Only the pictures stay out; every record is to be quoted exactly.

• **INPUT FOR THIS TASK**
☆ ☆ ☆ ☆ ☆

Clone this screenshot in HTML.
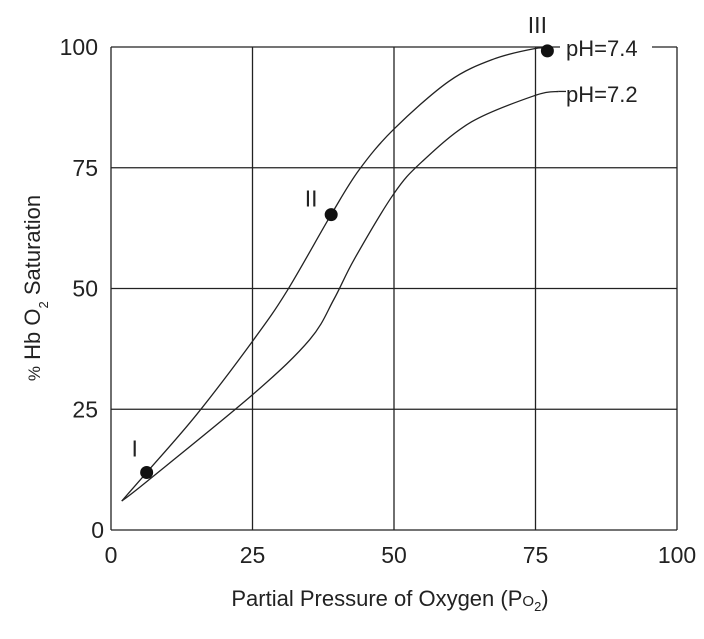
<!DOCTYPE html>
<html><head><meta charset="utf-8"><style>
body{margin:0;background:#fff;}
svg text{font-family:"Liberation Sans",sans-serif;fill:#222;}
</style></head><body>
<svg id="c" width="704" height="634"></svg>
<script>
const xTicks=[0,25,50,75,100];
const yTicks=[0,25,50,75,100];
const po2_74=[1.9,6.3,15.2,25.2,31.1,38.9,43.8,49.9,59.7,67.6,75,77.1];
const sat_74=[6,11.9,24,39.4,49.5,65.3,74.5,82.9,92.9,97.5,99.7,99.6];
const po2_72=[1.9,6.5,25.2,35.1,39.4,43,49.9,54.9,63.7,75,79.1];
const sat_72=[6,10.2,28.2,39.4,47.8,56.1,69.5,76.2,84.5,90,90.8];
const pointLabels=["I","II","III"];
const pointX=[6.3,38.9,77.1];
const pointY=[11.9,65.3,99.2];
const X0=111,X1=677,Y0=530,Y1=47;
const sx=v=>X0+(v/100)*(X1-X0), sy=v=>Y0-(v/100)*(Y0-Y1);
const svg=document.getElementById('c');const NS='http://www.w3.org/2000/svg';
function mk(t,a,p){const e=document.createElementNS(NS,t);for(const k in a)e.setAttribute(k,a[k]);(p||svg).appendChild(e);return e;}
xTicks.forEach(v=>{const l=mk('line',{x1:sx(v),x2:sx(v),y1:Y1,y2:Y0,stroke:'#222','stroke-width':1.3});

const t=mk('text',{x:sx(v),y:563,'text-anchor':'middle','font-size':23});t.textContent=v;
});
yTicks.forEach(v=>{const l=mk('line',{x1:X0,x2:X1,y1:sy(v),y2:sy(v),stroke:'#222','stroke-width':1.3});

const t=mk('text',{x:v==0?104:98,y:sy(v)+8,'text-anchor':'end','font-size':23});t.textContent=v;
});
function path(xs,ys){const p=xs.map((x,i)=>[sx(x),sy(ys[i])]);let d='M'+p[0][0]+','+p[0][1];
for(let i=0;i<p.length-1;i++){const a=p[i-1]||p[i],b=p[i],c=p[i+1],e=p[i+2]||c;
d+=' C'+(b[0]+(c[0]-a[0])/6)+','+(b[1]+(c[1]-a[1])/6)+' '+(c[0]-(e[0]-b[0])/6)+','+(c[1]-(e[1]-b[1])/6)+' '+c[0]+','+c[1];}return d;}
const c1=mk('path',{d:path(po2_74,sat_74),fill:'none',stroke:'#222','stroke-width':1.3});

const c2=mk('path',{d:path(po2_72,sat_72),fill:'none',stroke:'#222','stroke-width':1.3});

const lead=mk('line',{x1:sx(79.1),x2:566,y1:sy(90.8),y2:sy(90.8),stroke:'#222','stroke-width':1.3});

const lo=[[-12,-16],[-20,-8],[-10,-18]];
pointX.forEach((x,i)=>{const d=mk('circle',{cx:sx(x),cy:sy(pointY[i]),r:6.5,fill:'#111'});

const t=mk('text',{x:sx(x)+lo[i][0],y:sy(pointY[i])+lo[i][1],'text-anchor':'middle','font-size':23});t.textContent=pointLabels[i];
});
let w=mk('rect',{x:560,y:36,width:92,height:24,fill:'#fff'});

let t=mk('text',{x:566,y:56,'font-size':22});t.textContent='pH=7.4';

w=mk('rect',{x:566,y:82,width:86,height:26,fill:'#fff'});

t=mk('text',{x:566,y:102,'font-size':22});t.textContent='pH=7.2';

t=mk('text',{x:390,y:606,'text-anchor':'middle','font-size':22});
t.innerHTML='Partial Pressure of Oxygen (P<tspan font-size="15">O</tspan><tspan font-size="13" dy="5">2</tspan><tspan dy="-5">)</tspan>';

t=mk('text',{x:0,y:0,'text-anchor':'middle','font-size':22,transform:'translate(40,288) rotate(-90)'});
t.innerHTML='<tspan font-size="17">%</tspan> Hb O<tspan font-size="13" dy="8">2</tspan><tspan dy="-8"> Saturation</tspan>';

</script>
</body></html>
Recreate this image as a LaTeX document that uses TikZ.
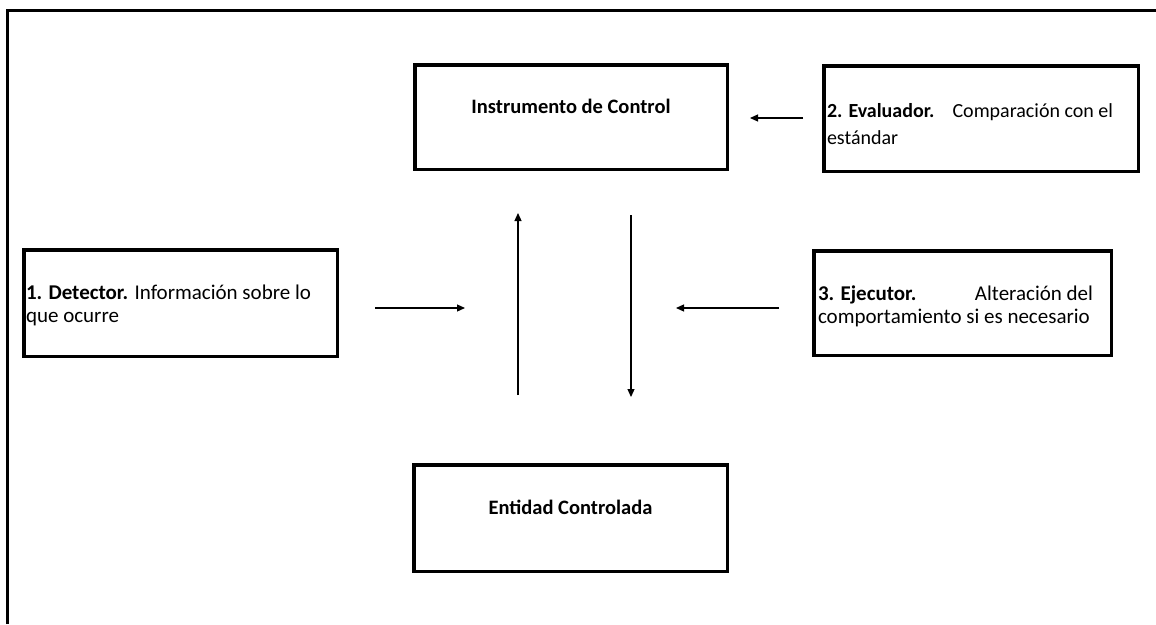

☆ ☆ ☆ ☆ ☆

• **RESULT**
Clone this screenshot in HTML.
<!DOCTYPE html>
<html><head><meta charset="utf-8"><style>
body{margin:0;background:#fff;}
svg text{font-family:"Liberation Sans",sans-serif;fill:#222;}
</style></head><body>
<svg id="c" width="704" height="634"></svg>
<script>
const xTicks=[0,25,50,75,100];
const yTicks=[0,25,50,75,100];
const po2_74=[1.9,6.3,15.2,25.2,31.1,38.9,43.8,49.9,59.7,67.6,75,77.1];
const sat_74=[6,11.9,24,39.4,49.5,65.3,74.5,82.9,92.9,97.5,99.7,99.6];
const po2_72=[1.9,6.5,25.2,35.1,39.4,43,49.9,54.9,63.7,75,79.1];
const sat_72=[6,10.2,28.2,39.4,47.8,56.1,69.5,76.2,84.5,90,90.8];
const pointLabels=["I","II","III"];
const pointX=[6.3,38.9,77.1];
const pointY=[11.9,65.3,99.2];
const X0=111,X1=677,Y0=530,Y1=47;
const sx=v=>X0+(v/100)*(X1-X0), sy=v=>Y0-(v/100)*(Y0-Y1);
const svg=document.getElementById('c');const NS='http://www.w3.org/2000/svg';
function mk(t,a,p){const e=document.createElementNS(NS,t);for(const k in a)e.setAttribute(k,a[k]);(p||svg).appendChild(e);return e;}
xTicks.forEach(v=>{const l=mk('line',{x1:sx(v),x2:sx(v),y1:Y1,y2:Y0,stroke:'#222','stroke-width':1.3});

const t=mk('text',{x:sx(v),y:563,'text-anchor':'middle','font-size':23});t.textContent=v;
});
yTicks.forEach(v=>{const l=mk('line',{x1:X0,x2:X1,y1:sy(v),y2:sy(v),stroke:'#222','stroke-width':1.3});

const t=mk('text',{x:v==0?104:98,y:sy(v)+8,'text-anchor':'end','font-size':23});t.textContent=v;
});
function path(xs,ys){const p=xs.map((x,i)=>[sx(x),sy(ys[i])]);let d='M'+p[0][0]+','+p[0][1];
for(let i=0;i<p.length-1;i++){const a=p[i-1]||p[i],b=p[i],c=p[i+1],e=p[i+2]||c;
d+=' C'+(b[0]+(c[0]-a[0])/6)+','+(b[1]+(c[1]-a[1])/6)+' '+(c[0]-(e[0]-b[0])/6)+','+(c[1]-(e[1]-b[1])/6)+' '+c[0]+','+c[1];}return d;}
const c1=mk('path',{d:path(po2_74,sat_74),fill:'none',stroke:'#222','stroke-width':1.3});

const c2=mk('path',{d:path(po2_72,sat_72),fill:'none',stroke:'#222','stroke-width':1.3});

const lead=mk('line',{x1:sx(79.1),x2:566,y1:sy(90.8),y2:sy(90.8),stroke:'#222','stroke-width':1.3});

const lo=[[-12,-16],[-20,-8],[-10,-18]];
pointX.forEach((x,i)=>{const d=mk('circle',{cx:sx(x),cy:sy(pointY[i]),r:6.5,fill:'#111'});

const t=mk('text',{x:sx(x)+lo[i][0],y:sy(pointY[i])+lo[i][1],'text-anchor':'middle','font-size':23});t.textContent=pointLabels[i];
});
let w=mk('rect',{x:560,y:36,width:92,height:24,fill:'#fff'});

let t=mk('text',{x:566,y:56,'font-size':22});t.textContent='pH=7.4';

w=mk('rect',{x:566,y:82,width:86,height:26,fill:'#fff'});

t=mk('text',{x:566,y:102,'font-size':22});t.textContent='pH=7.2';

t=mk('text',{x:390,y:606,'text-anchor':'middle','font-size':22});
t.innerHTML='Partial Pressure of Oxygen (P<tspan font-size="15">O</tspan><tspan font-size="13" dy="5">2</tspan><tspan dy="-5">)</tspan>';

t=mk('text',{x:0,y:0,'text-anchor':'middle','font-size':22,transform:'translate(40,288) rotate(-90)'});
t.innerHTML='<tspan font-size="17">%</tspan> Hb O<tspan font-size="13" dy="8">2</tspan><tspan dy="-8"> Saturation</tspan>';

</script>
</body></html>
Recreate this image as a LaTeX document that uses TikZ.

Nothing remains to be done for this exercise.